Damit wären wir bei einer wissenschaftsbibliometrischen Gesetzmäßigkeit angekommen, die der Mathematiker Alfred Lotka bereits vor neunzig (!) Jahren formulierte — dass nämlich der Anteil der Personen, die n Aufsätze schreiben, immer proportional zu 1/n2 ist. Okay, und was heißt das? In etwa folgendes: Auf hundert Autoren, die in einem bestimmten Zeitraum jeweils ein Paper verfassen, kommen 25 mit zwei, 11 mit drei, … und nur einer von Hundert wäre demnach mit zehn Papern „hochproduktiv“. Wollte ich nun zehn „Hochproduktive“, bräuchte ich folglich gleich tausend Autoren insgesamt; wären aber tausend „Überflieger“ mein Ziel, müsste ich nach Lotka schon 100.000 Wissenschaftler anstellen.

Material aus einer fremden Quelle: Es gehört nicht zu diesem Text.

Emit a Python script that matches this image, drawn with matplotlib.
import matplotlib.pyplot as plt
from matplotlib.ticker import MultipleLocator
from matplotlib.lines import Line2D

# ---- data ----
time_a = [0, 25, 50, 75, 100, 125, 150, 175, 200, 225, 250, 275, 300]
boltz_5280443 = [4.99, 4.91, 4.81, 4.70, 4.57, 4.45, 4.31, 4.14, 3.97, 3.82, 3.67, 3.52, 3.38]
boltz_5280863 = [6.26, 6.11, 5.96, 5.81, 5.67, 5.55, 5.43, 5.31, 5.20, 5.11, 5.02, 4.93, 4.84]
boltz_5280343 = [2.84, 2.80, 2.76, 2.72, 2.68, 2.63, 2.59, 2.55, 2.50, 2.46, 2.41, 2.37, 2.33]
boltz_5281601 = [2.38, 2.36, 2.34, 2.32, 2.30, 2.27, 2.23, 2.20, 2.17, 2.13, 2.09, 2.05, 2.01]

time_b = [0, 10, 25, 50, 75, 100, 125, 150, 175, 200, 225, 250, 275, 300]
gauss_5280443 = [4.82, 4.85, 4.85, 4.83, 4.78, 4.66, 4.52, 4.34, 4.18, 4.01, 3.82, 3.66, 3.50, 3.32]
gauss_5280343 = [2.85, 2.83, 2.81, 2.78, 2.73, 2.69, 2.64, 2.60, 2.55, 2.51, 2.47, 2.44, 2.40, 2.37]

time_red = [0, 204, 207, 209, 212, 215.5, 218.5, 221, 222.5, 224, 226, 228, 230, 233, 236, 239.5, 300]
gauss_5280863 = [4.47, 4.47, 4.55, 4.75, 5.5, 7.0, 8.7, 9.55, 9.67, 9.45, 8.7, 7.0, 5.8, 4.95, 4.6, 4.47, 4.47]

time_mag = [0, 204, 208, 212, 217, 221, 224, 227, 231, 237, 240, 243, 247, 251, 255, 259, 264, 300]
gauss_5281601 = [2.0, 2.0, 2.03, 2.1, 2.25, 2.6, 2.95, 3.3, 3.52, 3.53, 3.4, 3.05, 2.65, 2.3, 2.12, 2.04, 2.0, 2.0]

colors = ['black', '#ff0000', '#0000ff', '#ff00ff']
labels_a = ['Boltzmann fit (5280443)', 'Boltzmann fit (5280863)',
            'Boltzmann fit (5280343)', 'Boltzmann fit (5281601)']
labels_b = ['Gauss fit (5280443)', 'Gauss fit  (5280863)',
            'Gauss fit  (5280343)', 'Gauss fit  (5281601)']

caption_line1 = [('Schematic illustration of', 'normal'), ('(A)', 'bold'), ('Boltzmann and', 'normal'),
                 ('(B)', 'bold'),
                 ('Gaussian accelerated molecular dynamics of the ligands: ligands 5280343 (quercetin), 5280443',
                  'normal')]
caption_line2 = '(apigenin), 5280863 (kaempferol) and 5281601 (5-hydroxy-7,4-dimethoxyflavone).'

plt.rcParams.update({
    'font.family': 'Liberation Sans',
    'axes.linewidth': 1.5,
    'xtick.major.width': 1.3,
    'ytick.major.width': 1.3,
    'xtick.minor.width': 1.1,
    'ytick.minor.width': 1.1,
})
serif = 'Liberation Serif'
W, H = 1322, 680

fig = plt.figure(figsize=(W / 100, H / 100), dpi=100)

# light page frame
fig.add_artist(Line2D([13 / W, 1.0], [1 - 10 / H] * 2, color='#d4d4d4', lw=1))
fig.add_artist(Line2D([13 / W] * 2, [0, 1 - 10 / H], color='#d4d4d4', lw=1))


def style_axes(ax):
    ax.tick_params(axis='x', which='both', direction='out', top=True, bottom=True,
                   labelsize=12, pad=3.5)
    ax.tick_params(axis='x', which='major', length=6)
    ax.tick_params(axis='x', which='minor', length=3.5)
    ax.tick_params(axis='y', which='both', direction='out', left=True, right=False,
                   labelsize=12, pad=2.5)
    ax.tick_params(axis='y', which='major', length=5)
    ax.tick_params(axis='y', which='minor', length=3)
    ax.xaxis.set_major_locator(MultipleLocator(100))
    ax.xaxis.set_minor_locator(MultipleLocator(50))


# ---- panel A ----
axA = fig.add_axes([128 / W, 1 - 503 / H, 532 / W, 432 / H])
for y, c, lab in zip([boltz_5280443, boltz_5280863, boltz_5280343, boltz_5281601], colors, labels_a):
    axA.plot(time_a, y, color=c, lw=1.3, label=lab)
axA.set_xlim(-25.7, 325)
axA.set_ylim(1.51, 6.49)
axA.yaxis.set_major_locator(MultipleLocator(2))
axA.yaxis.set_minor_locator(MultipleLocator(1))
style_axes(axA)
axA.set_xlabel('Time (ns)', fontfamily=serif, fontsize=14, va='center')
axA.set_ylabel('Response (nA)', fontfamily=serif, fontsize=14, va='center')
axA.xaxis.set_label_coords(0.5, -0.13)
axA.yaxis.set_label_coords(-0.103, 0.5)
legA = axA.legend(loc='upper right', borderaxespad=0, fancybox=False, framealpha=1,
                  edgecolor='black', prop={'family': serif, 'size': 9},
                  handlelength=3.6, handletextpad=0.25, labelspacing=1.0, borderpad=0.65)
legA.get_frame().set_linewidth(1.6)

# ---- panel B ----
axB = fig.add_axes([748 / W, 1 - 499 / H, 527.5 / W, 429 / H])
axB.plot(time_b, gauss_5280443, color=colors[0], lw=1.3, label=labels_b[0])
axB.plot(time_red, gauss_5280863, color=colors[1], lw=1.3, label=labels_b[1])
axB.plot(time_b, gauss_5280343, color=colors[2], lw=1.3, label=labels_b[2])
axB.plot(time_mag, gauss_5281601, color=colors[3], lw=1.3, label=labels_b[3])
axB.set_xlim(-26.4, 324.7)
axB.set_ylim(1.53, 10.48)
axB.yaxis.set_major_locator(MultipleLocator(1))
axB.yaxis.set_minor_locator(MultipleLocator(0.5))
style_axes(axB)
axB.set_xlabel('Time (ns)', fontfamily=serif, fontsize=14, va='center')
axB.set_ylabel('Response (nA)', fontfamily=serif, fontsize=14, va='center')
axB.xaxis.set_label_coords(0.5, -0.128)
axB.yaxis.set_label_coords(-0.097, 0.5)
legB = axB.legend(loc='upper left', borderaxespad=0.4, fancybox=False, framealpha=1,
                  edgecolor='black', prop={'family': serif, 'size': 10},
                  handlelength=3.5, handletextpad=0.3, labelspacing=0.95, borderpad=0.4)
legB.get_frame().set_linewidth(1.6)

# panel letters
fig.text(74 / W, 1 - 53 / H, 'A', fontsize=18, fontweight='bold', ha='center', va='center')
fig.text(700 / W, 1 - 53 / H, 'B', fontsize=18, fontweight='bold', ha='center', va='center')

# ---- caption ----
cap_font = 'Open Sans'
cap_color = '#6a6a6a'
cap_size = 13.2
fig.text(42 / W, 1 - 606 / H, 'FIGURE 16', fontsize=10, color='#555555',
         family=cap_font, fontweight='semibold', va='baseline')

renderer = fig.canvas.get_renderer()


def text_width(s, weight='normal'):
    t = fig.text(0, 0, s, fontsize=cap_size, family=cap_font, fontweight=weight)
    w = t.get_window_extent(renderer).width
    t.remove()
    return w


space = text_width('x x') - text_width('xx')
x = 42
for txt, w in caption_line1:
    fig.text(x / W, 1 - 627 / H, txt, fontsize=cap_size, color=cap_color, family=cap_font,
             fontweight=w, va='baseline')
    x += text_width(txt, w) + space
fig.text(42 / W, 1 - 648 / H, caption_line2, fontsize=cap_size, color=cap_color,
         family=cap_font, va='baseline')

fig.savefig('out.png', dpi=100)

Ich kann also machen, was ich will: Der reine Anteil „hochproduktiver“ Wissenschaftler an der Gruppenstärke bleibt immer gleich. Woraus folgt, dass ich deren absolute Zahl nur steigern kann, indem ich die Gesamtzahl der Wissenschaftler erhöhe.

Und jetzt kommt die Fangfrage: Spricht etwas dagegen, dass es sich mit dem Anteil „exzellenter“ Wissenschaftler oder Institutionen an der Gesamtgruppe nicht genau gleich verhält wie mit den „produktiven“? Wohl kaum, oder? Vorausgesetzt natürlich, die Kriterien bleiben gleich — und man klebt nicht plötzlich „Exzellenzetiketten“ auf Dinge, die es bislang nicht waren oder es möglichst erst noch werden sollen.